+++ Records +++

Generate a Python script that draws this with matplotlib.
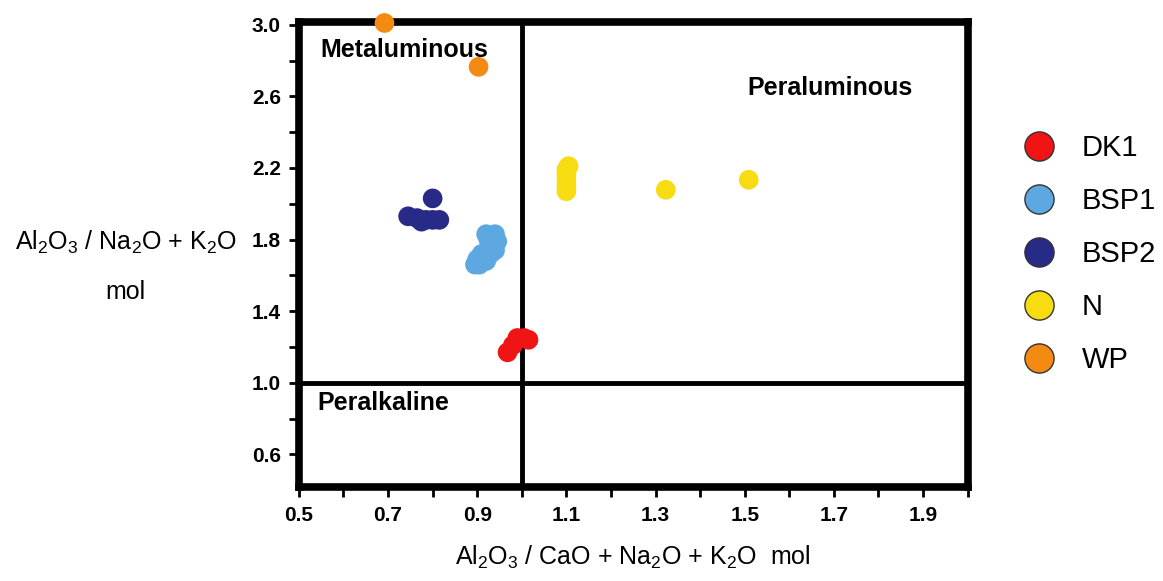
import numpy as np
import matplotlib
matplotlib.use("Agg")
import matplotlib.pyplot as plt
from matplotlib.lines import Line2D

plt.rcParams['font.family'] = ['Liberation Sans', 'DejaVu Sans']
plt.rcParams['mathtext.default'] = 'regular'

# data (x = A/CNK, y = A/NK)
dk1_x = [0.968, 0.98, 0.99, 1.005, 1.015]
dk1_y = [1.17, 1.21, 1.25, 1.25, 1.24]
bsp1_x = [0.92, 0.94, 0.945, 0.93, 0.94, 0.93, 0.91, 0.90, 0.895, 0.905, 0.92, 0.925]
bsp1_y = [1.83, 1.83, 1.79, 1.77, 1.74, 1.72, 1.72, 1.69, 1.66, 1.66, 1.68, 1.80]
bsp2_x = [0.745, 0.765, 0.785, 0.80, 0.815, 0.775, 0.80]
bsp2_y = [1.93, 1.92, 1.91, 1.91, 1.91, 1.90, 2.03]
n_x = [1.10, 1.10, 1.10, 1.10, 1.10, 1.105, 1.323, 1.509]
n_y = [2.07, 2.10, 2.13, 2.16, 2.19, 2.21, 2.078, 2.134]
wp_x = [0.692, 0.903]
wp_y = [3.01, 2.765]

groups = ['DK1', 'BSP1', 'BSP2', 'N', 'WP']
colors = ['#f01414', '#5ea8e2', '#272a86', '#f7dc12', '#f58a12']
xs = [dk1_x, bsp1_x, bsp2_x, n_x, wp_x]
ys = [dk1_y, bsp1_y, bsp2_y, n_y, wp_y]

fig = plt.figure(figsize=(11.63, 5.81), dpi=100)
ax = fig.add_axes([0.257, 0.161, 0.575, 0.801])

ax.axvline(1.0, color='black', lw=3.5, zorder=1)
ax.axhline(1.0, color='black', lw=3.5, zorder=1)

for x, y, c in zip(xs, ys, colors):
    ax.scatter(x, y, s=200, color=c, edgecolors='none', zorder=3, clip_on=False)

ax.set_xlim(0.5, 2.0)
ax.set_ylim(0.415, 3.015)
ax.set_xticks(np.arange(0.5, 1.95, 0.2))
ax.set_xticks(np.arange(0.6, 2.05, 0.2), minor=True)
ax.set_yticks(np.arange(0.6, 3.05, 0.4))
ax.set_yticks(np.arange(0.8, 2.85, 0.4), minor=True)
ax.set_xticklabels([f'{v:.1f}' for v in np.arange(0.5, 1.95, 0.2)])
ax.set_yticklabels([f'{v:.1f}' for v in np.arange(0.6, 3.05, 0.4)])
ax.tick_params(which='both', direction='out', length=7, width=2, color='black')
ax.tick_params(labelsize=15, pad=6)
for lab in ax.get_xticklabels() + ax.get_yticklabels():
    lab.set_fontweight('bold')
for sp in ax.spines.values():
    sp.set_linewidth(5.5)

ax.text(0.549, 2.86, 'Metaluminous', fontsize=18, fontweight='bold', va='center', ha='left')
ax.text(1.507, 2.648, 'Peraluminous', fontsize=18, fontweight='bold', va='center', ha='left')
ax.text(0.542, 0.888, 'Peralkaline', fontsize=18, fontweight='bold', va='center', ha='left')

ax.set_xlabel('Al$_2$O$_3$ / CaO + Na$_2$O + K$_2$O  mol', fontsize=18, labelpad=14)
fig.text(0.108, 0.583, 'Al$_2$O$_3$ / Na$_2$O + K$_2$O', fontsize=18, ha='center', va='center')
fig.text(0.108, 0.497, 'mol', fontsize=18, ha='center', va='center')

handles = [Line2D([], [], ls='none', marker='o', markersize=21, markerfacecolor=c,
                  markeredgecolor='#333333', markeredgewidth=1.0) for c in colors]
fig.legend(handles, groups, loc='upper left', bbox_to_anchor=(0.846, 0.815),
           frameon=False, fontsize=21, labelspacing=0.86, handletextpad=0.45)

fig.savefig('out.png', dpi=100)
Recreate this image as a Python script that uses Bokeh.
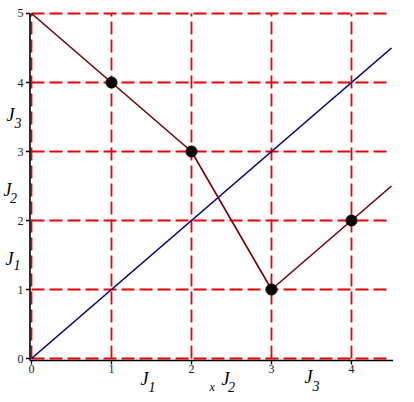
from bokeh.plotting import figure
from bokeh.models import Range1d
from bokeh.core.properties import value
from bokeh.embed import file_html
from bokeh.resources import INLINE

# data
line1_x = [0, 4.5]
line1_y = [0, 4.5]
line2_x = [0, 1, 2, 3, 4, 4.5]
line2_y = [5, 4, 3, 1, 2, 2.5]
pts_x = [1, 2, 3, 4]
pts_y = [4, 3, 1, 2]
x_ticks = [0, 1, 2, 3, 4]
y_ticks = [0, 1, 2, 3, 4, 5]
x_max = 4.5
y_max = 5

SERIF = value("Liberation Serif")

# frame covers the whole canvas so that labels outside the plot area are not clipped
p = figure(width=406, height=394, output_backend="svg", toolbar_location=None,
           x_range=Range1d(-0.3875, 4.6875), y_range=Range1d(-0.5217, 5.1884),
           x_axis_type=None, y_axis_type=None, min_border=0)
p.outline_line_color = None
p.background_fill_color = "white"
p.border_fill_color = "white"

# axis positions (just left of / below the zero lines)
ax_x = -0.019
ax_y = -0.029
tick_dx = 0.05
tick_dy = 0.058

# grid
p.segment(x0=x_ticks, y0=[0] * len(x_ticks), x1=x_ticks, y1=[y_max] * len(x_ticks),
          line_color="#ee0000", line_width=1.8, line_dash="13 5")
p.segment(x0=[0] * len(y_ticks), y0=y_ticks, x1=[x_max] * len(y_ticks), y1=y_ticks,
          line_color="#ee0000", line_width=1.8, line_dash="13 5")

# axes
p.segment(x0=[ax_x, ax_x], y0=[ax_y, ax_y], x1=[ax_x, x_max + 0.02], y1=[y_max, ax_y],
          line_color="black", line_width=1.6)
p.segment(x0=x_ticks, y0=[ax_y] * len(x_ticks), x1=x_ticks, y1=[ax_y - tick_dy] * len(x_ticks),
          line_color="black", line_width=1.3)
p.segment(x0=[ax_x] * len(y_ticks), y0=y_ticks, x1=[ax_x - tick_dx] * len(y_ticks), y1=y_ticks,
          line_color="black", line_width=1.3)
p.text(x=x_ticks, y=[-0.101] * len(x_ticks), text=[str(t) for t in x_ticks],
       text_font=SERIF, text_font_size="12px", text_color="#1a1a1a",
       text_align="center", text_baseline="top")
p.text(x=[-0.1] * len(y_ticks), y=y_ticks, text=[str(t) for t in y_ticks],
       text_font=SERIF, text_font_size="12px", text_color="#1a1a1a",
       text_align="right", text_baseline="middle")

# curves
p.line(line1_x, line1_y, line_color="#000078", line_width=1.6)
p.line(line2_x, line2_y, line_color="#780000", line_width=1.6)
p.scatter(pts_x, pts_y, size=11, fill_color="black", line_color="black")

# J labels: (J x, J baseline y, subscript x, subscript baseline y, subscript)
j_labels = [
    (-0.3125, 3.536, -0.2125, 3.42, "3"),
    (-0.35, 2.435, -0.27, 2.319, "2"),
    (-0.325, 1.449, -0.225, 1.348, "1"),
    (1.3625, -0.30, 1.4625, -0.42, "1"),
    (2.375, -0.30, 2.455, -0.42, "2"),
    (3.4125, -0.275, 3.5125, -0.395, "3"),
]
p.text(x=[l[0] for l in j_labels], y=[l[1] for l in j_labels], text=["J"] * len(j_labels),
       text_font=SERIF, text_font_style="italic", text_font_size="18px",
       text_color="black", text_baseline="alphabetic")
p.text(x=[l[2] for l in j_labels], y=[l[3] for l in j_labels], text=[l[4] for l in j_labels],
       text_font=SERIF, text_font_style="italic", text_font_size="14px",
       text_color="black", text_baseline="alphabetic")
p.text(x=[2.225], y=[-0.42], text=["x"], text_font=SERIF, text_font_style="italic",
       text_font_size="12px", text_color="black", text_baseline="alphabetic")

open("out.html", "w").write(file_html(p, INLINE))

+++

◆ Problem description: Using the records above, retype everything exactly except the pictures.

◆ Task solution:
Generate a Python script that draws this with matplotlib.
import numpy as np
import matplotlib
matplotlib.use("Agg")
import matplotlib.pyplot as plt
from matplotlib.lines import Line2D

plt.rcParams['font.family'] = ['Liberation Sans', 'DejaVu Sans']
plt.rcParams['mathtext.default'] = 'regular'

# data (x = A/CNK, y = A/NK)
dk1_x = [0.968, 0.98, 0.99, 1.005, 1.015]
dk1_y = [1.17, 1.21, 1.25, 1.25, 1.24]
bsp1_x = [0.92, 0.94, 0.945, 0.93, 0.94, 0.93, 0.91, 0.90, 0.895, 0.905, 0.92, 0.925]
bsp1_y = [1.83, 1.83, 1.79, 1.77, 1.74, 1.72, 1.72, 1.69, 1.66, 1.66, 1.68, 1.80]
bsp2_x = [0.745, 0.765, 0.785, 0.80, 0.815, 0.775, 0.80]
bsp2_y = [1.93, 1.92, 1.91, 1.91, 1.91, 1.90, 2.03]
n_x = [1.10, 1.10, 1.10, 1.10, 1.10, 1.105, 1.323, 1.509]
n_y = [2.07, 2.10, 2.13, 2.16, 2.19, 2.21, 2.078, 2.134]
wp_x = [0.692, 0.903]
wp_y = [3.01, 2.765]

groups = ['DK1', 'BSP1', 'BSP2', 'N', 'WP']
colors = ['#f01414', '#5ea8e2', '#272a86', '#f7dc12', '#f58a12']
xs = [dk1_x, bsp1_x, bsp2_x, n_x, wp_x]
ys = [dk1_y, bsp1_y, bsp2_y, n_y, wp_y]

fig = plt.figure(figsize=(11.63, 5.81), dpi=100)
ax = fig.add_axes([0.257, 0.161, 0.575, 0.801])

ax.axvline(1.0, color='black', lw=3.5, zorder=1)
ax.axhline(1.0, color='black', lw=3.5, zorder=1)

for x, y, c in zip(xs, ys, colors):
    ax.scatter(x, y, s=200, color=c, edgecolors='none', zorder=3, clip_on=False)

ax.set_xlim(0.5, 2.0)
ax.set_ylim(0.415, 3.015)
ax.set_xticks(np.arange(0.5, 1.95, 0.2))
ax.set_xticks(np.arange(0.6, 2.05, 0.2), minor=True)
ax.set_yticks(np.arange(0.6, 3.05, 0.4))
ax.set_yticks(np.arange(0.8, 2.85, 0.4), minor=True)
ax.set_xticklabels([f'{v:.1f}' for v in np.arange(0.5, 1.95, 0.2)])
ax.set_yticklabels([f'{v:.1f}' for v in np.arange(0.6, 3.05, 0.4)])
ax.tick_params(which='both', direction='out', length=7, width=2, color='black')
ax.tick_params(labelsize=15, pad=6)
for lab in ax.get_xticklabels() + ax.get_yticklabels():
    lab.set_fontweight('bold')
for sp in ax.spines.values():
    sp.set_linewidth(5.5)

ax.text(0.549, 2.86, 'Metaluminous', fontsize=18, fontweight='bold', va='center', ha='left')
ax.text(1.507, 2.648, 'Peraluminous', fontsize=18, fontweight='bold', va='center', ha='left')
ax.text(0.542, 0.888, 'Peralkaline', fontsize=18, fontweight='bold', va='center', ha='left')

ax.set_xlabel('Al$_2$O$_3$ / CaO + Na$_2$O + K$_2$O  mol', fontsize=18, labelpad=14)
fig.text(0.108, 0.583, 'Al$_2$O$_3$ / Na$_2$O + K$_2$O', fontsize=18, ha='center', va='center')
fig.text(0.108, 0.497, 'mol', fontsize=18, ha='center', va='center')

handles = [Line2D([], [], ls='none', marker='o', markersize=21, markerfacecolor=c,
                  markeredgecolor='#333333', markeredgewidth=1.0) for c in colors]
fig.legend(handles, groups, loc='upper left', bbox_to_anchor=(0.846, 0.815),
           frameon=False, fontsize=21, labelspacing=0.86, handletextpad=0.45)

fig.savefig('out.png', dpi=100)
Recreate this image as a Python script that uses Bokeh.
from bokeh.plotting import figure
from bokeh.models import Range1d
from bokeh.core.properties import value
from bokeh.embed import file_html
from bokeh.resources import INLINE

# data
line1_x = [0, 4.5]
line1_y = [0, 4.5]
line2_x = [0, 1, 2, 3, 4, 4.5]
line2_y = [5, 4, 3, 1, 2, 2.5]
pts_x = [1, 2, 3, 4]
pts_y = [4, 3, 1, 2]
x_ticks = [0, 1, 2, 3, 4]
y_ticks = [0, 1, 2, 3, 4, 5]
x_max = 4.5
y_max = 5

SERIF = value("Liberation Serif")

# frame covers the whole canvas so that labels outside the plot area are not clipped
p = figure(width=406, height=394, output_backend="svg", toolbar_location=None,
           x_range=Range1d(-0.3875, 4.6875), y_range=Range1d(-0.5217, 5.1884),
           x_axis_type=None, y_axis_type=None, min_border=0)
p.outline_line_color = None
p.background_fill_color = "white"
p.border_fill_color = "white"

# axis positions (just left of / below the zero lines)
ax_x = -0.019
ax_y = -0.029
tick_dx = 0.05
tick_dy = 0.058

# grid
p.segment(x0=x_ticks, y0=[0] * len(x_ticks), x1=x_ticks, y1=[y_max] * len(x_ticks),
          line_color="#ee0000", line_width=1.8, line_dash="13 5")
p.segment(x0=[0] * len(y_ticks), y0=y_ticks, x1=[x_max] * len(y_ticks), y1=y_ticks,
          line_color="#ee0000", line_width=1.8, line_dash="13 5")

# axes
p.segment(x0=[ax_x, ax_x], y0=[ax_y, ax_y], x1=[ax_x, x_max + 0.02], y1=[y_max, ax_y],
          line_color="black", line_width=1.6)
p.segment(x0=x_ticks, y0=[ax_y] * len(x_ticks), x1=x_ticks, y1=[ax_y - tick_dy] * len(x_ticks),
          line_color="black", line_width=1.3)
p.segment(x0=[ax_x] * len(y_ticks), y0=y_ticks, x1=[ax_x - tick_dx] * len(y_ticks), y1=y_ticks,
          line_color="black", line_width=1.3)
p.text(x=x_ticks, y=[-0.101] * len(x_ticks), text=[str(t) for t in x_ticks],
       text_font=SERIF, text_font_size="12px", text_color="#1a1a1a",
       text_align="center", text_baseline="top")
p.text(x=[-0.1] * len(y_ticks), y=y_ticks, text=[str(t) for t in y_ticks],
       text_font=SERIF, text_font_size="12px", text_color="#1a1a1a",
       text_align="right", text_baseline="middle")

# curves
p.line(line1_x, line1_y, line_color="#000078", line_width=1.6)
p.line(line2_x, line2_y, line_color="#780000", line_width=1.6)
p.scatter(pts_x, pts_y, size=11, fill_color="black", line_color="black")

# J labels: (J x, J baseline y, subscript x, subscript baseline y, subscript)
j_labels = [
    (-0.3125, 3.536, -0.2125, 3.42, "3"),
    (-0.35, 2.435, -0.27, 2.319, "2"),
    (-0.325, 1.449, -0.225, 1.348, "1"),
    (1.3625, -0.30, 1.4625, -0.42, "1"),
    (2.375, -0.30, 2.455, -0.42, "2"),
    (3.4125, -0.275, 3.5125, -0.395, "3"),
]
p.text(x=[l[0] for l in j_labels], y=[l[1] for l in j_labels], text=["J"] * len(j_labels),
       text_font=SERIF, text_font_style="italic", text_font_size="18px",
       text_color="black", text_baseline="alphabetic")
p.text(x=[l[2] for l in j_labels], y=[l[3] for l in j_labels], text=[l[4] for l in j_labels],
       text_font=SERIF, text_font_style="italic", text_font_size="14px",
       text_color="black", text_baseline="alphabetic")
p.text(x=[2.225], y=[-0.42], text=["x"], text_font=SERIF, text_font_style="italic",
       text_font_size="12px", text_color="black", text_baseline="alphabetic")

open("out.html", "w").write(file_html(p, INLINE))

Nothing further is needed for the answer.